Note: In triangle AOC, lines CD and DA are equal (circle theorem: OD passes through the centre of the circle and is the perpendicular bisector of the chord CA, therefore since it bisects CA, CD=DA)
1. $\cos{\frac{\theta}{2}} = \frac{CD}{1}=CD$. Since $CD=DA$, $DA=\cos{\frac{\theta}{2}}$ too.

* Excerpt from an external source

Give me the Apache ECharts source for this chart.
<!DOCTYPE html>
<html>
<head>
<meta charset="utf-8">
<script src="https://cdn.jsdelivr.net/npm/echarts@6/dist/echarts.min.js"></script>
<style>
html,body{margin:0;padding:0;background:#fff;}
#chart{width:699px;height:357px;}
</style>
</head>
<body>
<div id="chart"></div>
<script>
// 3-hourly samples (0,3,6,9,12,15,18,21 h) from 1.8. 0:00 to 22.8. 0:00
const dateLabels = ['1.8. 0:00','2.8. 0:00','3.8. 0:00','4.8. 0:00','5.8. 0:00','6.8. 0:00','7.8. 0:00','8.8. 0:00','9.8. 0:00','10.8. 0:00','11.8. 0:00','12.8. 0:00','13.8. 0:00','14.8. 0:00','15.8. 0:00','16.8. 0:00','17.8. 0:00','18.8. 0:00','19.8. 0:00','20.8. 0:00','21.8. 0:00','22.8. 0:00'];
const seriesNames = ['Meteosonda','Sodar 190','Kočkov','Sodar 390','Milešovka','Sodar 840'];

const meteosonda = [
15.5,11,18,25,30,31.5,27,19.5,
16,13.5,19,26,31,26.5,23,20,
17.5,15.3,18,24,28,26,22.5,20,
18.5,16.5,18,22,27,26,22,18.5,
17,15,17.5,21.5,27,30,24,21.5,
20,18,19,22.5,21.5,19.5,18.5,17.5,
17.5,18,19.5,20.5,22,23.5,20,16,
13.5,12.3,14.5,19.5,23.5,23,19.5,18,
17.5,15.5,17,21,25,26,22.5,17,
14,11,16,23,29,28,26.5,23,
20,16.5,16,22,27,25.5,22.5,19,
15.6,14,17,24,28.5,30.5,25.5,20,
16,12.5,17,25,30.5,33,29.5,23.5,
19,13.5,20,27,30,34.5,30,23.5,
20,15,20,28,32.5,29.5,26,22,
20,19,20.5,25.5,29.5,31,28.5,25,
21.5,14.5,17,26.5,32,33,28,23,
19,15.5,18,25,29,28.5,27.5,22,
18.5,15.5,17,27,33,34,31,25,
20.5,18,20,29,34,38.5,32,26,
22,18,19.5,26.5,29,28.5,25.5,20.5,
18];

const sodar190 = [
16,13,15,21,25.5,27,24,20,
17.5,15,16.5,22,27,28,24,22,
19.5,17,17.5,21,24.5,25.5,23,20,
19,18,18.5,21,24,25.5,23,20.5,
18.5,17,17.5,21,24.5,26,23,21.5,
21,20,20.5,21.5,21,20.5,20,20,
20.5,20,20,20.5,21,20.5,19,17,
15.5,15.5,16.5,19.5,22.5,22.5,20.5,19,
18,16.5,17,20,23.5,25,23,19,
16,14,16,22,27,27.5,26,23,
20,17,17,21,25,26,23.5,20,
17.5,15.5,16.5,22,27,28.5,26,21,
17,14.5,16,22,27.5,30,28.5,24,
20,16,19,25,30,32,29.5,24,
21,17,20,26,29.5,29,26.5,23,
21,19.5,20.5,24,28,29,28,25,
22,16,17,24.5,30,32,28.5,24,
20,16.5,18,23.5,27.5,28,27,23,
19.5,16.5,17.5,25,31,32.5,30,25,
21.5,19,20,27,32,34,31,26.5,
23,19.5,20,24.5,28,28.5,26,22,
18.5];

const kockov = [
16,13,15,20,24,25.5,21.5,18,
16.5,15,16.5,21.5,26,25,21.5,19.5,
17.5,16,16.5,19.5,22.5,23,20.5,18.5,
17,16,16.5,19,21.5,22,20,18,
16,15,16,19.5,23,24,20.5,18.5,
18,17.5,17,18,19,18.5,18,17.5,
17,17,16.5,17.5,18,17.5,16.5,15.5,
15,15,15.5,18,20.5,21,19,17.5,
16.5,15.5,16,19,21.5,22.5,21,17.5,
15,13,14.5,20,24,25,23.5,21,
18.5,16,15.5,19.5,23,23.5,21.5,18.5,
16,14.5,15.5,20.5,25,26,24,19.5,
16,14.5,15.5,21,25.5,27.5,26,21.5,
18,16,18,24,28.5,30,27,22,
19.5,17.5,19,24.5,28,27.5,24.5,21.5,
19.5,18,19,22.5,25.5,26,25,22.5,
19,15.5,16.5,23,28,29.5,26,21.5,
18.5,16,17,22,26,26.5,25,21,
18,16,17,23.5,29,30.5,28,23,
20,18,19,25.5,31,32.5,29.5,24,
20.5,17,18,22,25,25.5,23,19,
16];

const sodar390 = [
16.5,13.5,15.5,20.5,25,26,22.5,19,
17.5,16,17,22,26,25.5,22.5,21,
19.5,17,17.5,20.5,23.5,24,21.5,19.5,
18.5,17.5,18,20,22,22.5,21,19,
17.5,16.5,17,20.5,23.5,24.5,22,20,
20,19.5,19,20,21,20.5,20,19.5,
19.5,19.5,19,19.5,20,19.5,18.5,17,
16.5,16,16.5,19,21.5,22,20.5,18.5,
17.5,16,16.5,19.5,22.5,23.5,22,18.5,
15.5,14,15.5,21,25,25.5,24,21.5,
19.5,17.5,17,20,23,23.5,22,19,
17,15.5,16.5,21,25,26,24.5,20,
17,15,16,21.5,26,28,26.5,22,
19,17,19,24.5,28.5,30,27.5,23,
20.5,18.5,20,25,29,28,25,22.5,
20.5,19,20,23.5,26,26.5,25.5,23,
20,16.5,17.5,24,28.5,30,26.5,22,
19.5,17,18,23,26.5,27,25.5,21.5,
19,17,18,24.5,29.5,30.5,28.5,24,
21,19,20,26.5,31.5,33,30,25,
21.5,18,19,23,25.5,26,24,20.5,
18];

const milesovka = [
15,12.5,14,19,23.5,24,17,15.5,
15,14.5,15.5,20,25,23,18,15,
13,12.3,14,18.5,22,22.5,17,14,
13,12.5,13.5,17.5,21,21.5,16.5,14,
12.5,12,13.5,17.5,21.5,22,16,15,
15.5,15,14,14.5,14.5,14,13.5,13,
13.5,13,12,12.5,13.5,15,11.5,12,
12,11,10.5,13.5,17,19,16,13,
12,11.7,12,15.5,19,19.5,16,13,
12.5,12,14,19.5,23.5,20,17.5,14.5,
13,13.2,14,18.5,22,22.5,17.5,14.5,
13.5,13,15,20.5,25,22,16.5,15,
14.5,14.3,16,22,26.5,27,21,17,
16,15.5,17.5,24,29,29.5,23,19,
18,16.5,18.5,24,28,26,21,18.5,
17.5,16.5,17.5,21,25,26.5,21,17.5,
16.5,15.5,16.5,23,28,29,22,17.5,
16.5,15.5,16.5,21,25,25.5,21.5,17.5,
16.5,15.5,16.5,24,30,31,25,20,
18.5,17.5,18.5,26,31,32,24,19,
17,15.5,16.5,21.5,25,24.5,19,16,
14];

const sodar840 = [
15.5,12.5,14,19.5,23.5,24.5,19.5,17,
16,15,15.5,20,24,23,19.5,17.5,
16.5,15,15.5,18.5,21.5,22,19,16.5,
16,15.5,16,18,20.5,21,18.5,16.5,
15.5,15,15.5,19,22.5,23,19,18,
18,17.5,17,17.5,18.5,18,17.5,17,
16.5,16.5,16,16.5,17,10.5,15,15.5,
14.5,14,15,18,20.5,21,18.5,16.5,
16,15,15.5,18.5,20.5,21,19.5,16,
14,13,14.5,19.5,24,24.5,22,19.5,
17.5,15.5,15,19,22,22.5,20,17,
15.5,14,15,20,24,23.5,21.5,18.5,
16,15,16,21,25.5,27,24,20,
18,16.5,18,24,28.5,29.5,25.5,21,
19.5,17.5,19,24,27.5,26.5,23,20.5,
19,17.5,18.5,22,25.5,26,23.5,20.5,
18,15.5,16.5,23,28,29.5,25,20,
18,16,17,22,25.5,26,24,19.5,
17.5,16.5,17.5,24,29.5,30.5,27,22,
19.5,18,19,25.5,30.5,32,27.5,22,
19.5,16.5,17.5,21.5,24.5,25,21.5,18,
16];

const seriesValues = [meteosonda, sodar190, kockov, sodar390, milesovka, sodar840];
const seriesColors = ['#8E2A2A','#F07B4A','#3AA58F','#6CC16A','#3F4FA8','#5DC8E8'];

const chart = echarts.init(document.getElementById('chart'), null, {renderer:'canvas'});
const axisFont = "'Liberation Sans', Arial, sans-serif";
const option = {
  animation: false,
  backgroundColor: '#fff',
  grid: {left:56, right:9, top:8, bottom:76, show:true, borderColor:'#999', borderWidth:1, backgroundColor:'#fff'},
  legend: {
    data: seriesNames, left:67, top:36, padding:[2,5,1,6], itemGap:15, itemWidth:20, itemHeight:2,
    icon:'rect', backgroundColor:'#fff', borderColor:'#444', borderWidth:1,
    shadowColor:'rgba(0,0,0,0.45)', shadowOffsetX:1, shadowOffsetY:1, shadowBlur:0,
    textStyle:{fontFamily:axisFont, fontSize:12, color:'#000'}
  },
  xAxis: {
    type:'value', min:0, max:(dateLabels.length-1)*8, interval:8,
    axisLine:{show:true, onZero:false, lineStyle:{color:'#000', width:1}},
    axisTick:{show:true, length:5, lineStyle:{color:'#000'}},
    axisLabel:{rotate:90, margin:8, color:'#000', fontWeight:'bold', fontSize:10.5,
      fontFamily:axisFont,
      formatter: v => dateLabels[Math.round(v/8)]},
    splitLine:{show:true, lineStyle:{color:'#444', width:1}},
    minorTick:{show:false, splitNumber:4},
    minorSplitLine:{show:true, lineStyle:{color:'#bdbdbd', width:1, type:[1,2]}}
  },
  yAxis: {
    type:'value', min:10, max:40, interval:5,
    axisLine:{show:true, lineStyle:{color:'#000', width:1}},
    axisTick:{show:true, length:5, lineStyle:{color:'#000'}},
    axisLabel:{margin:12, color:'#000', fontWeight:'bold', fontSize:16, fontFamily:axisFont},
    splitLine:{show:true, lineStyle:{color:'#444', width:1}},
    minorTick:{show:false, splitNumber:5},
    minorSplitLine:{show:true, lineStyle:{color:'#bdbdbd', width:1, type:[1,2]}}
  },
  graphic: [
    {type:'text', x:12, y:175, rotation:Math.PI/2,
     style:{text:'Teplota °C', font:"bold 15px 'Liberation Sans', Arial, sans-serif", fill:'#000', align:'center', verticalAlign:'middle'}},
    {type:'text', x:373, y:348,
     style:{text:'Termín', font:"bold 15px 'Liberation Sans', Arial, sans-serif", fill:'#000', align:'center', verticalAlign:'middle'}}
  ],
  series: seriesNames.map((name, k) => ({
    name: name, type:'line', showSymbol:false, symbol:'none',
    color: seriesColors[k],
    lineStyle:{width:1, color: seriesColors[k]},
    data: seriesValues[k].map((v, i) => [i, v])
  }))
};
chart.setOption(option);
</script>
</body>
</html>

2. So $CA = CD + DA = 2 \cos{\frac{\theta}{2}}$
3. Have that $CB = \cos{\theta}+1$ and $AB = \sin{\theta}$
4. From Pythagoras' theorem have that $CB^2 + AB^2 = CA^2$,
so $(\cos{\theta}+1)^2 + \sin^2{\theta} = 4 \cos^2{\frac{\theta}{2}}$
5. Substituting $\sin^2{\theta} = 1-\cos^2{\theta}$ and rearranging gives:
$(\cos{\theta}+1)^2+(1-\cos^2{\theta}) = 4\cos^2{\frac{\theta}{2}}$
$cos^2{\theta}+2\cos{\theta}+1+1-\cos^2{\theta}=4\cos^2{\frac{\theta}{2}}$
$2 \cos{\theta}+2 = 4\cos^2{\frac{\theta}{2}}$
$\cos^2{\frac{\theta}{2}}=\frac{1}{2}(\cos{\theta}+1)$
Yet another way to complete this proof after point 3 without using pythagoras could be to look at the expression for $\cos{\frac{\theta}{2}}$ in the triangle $ACB$.